As thick clouds rolled over Moscow one afternoon last week the ornate chandeliers of the onetime Nobles Club were lighted, Soviet soldiers in blue caps appeared with fixed bayonets, and some 500 people were admitted to the stately Hall of Columns after their credentials had been checked and rechecked by sentries at the doors.
Observer for President Roosevelt was Second Secretary Loy Henderson in charge of the U. S. Embassy in the absence of Ambassador William Bullitt. On a dais four judges in Soviet Army khaki took their places. President of the Court was thickset Judge Vassily Jakovlevich Ulrich, famed ever since he presided at the Soviet trial of British Metropolitan-Vickers engineers (TIME, April 24, 1933). Somewhat less light of step and pantherlike than usual entered Chief Prosecutor Andrei Vishinsky, longtime pouncer in broadcast Bolshevik trials. At the left of Judge Ulrich was the box of 16 prisoners around whom stood Red Army guards, changed every half hour.
The Rt. Hon. James Ramsay MacDonald would have recognized the unshaven, round-faced, wild-haired prisoner in the first row of the box as Grigory Zinoviev (ne Apfelbaum). once famed as "Bomb Boy of Bolshevism" and trusted colleague of Nikolai Lenin. The so-called "Zinoviev Letter," since proved a forgery, was used by British Conservatives to upset the first MacDonald Cabinet with insinuations that British Labor was taking orders from Moscow signed by Zinoviev as head of the Comintern bureau for making "The World Revolution of the
World Proletariat" (TIME, Dec.1, 1924).
The next most eminent prisoner was Lev Kamenev (ne Rosenfeld), onetime President of the Moscow Soviet and Ambassador to Italy, professorial in his fastidious dark suit,' trim white beard and twinkling pince-nez. The other 14 prisoners, obscure at first, were destined for notoriety last week as the trial proceeded.

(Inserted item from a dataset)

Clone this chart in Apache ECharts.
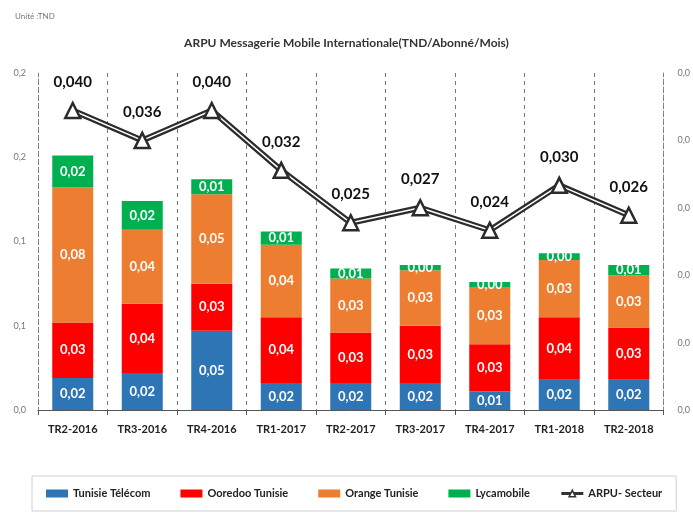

It was enough for eager spectators that the whole boxful had been lumped together the day before by Soviet President Mikhail Kalinin as "the bitterest enemies of the Soviet Union, leagued in a conspiracy to overthrow the Soviet Governmentmen who have stooped so low that they have lost their human aspect!" A clerk at Judge Ulrich's elbow read rapidly an indictment of the accused so complex that his swift sentences left spectators blurred as to details. Quite clear, though, were the main charges that the 16 prisoners had contrived among themselves at least four separate plots to kill Joseph Stalin, Secretary General of the Communist Party and as such Dictator of Russia. It was announced that the prisoners had all chosen not to be defended by Soviet lawyers but to defend themselves.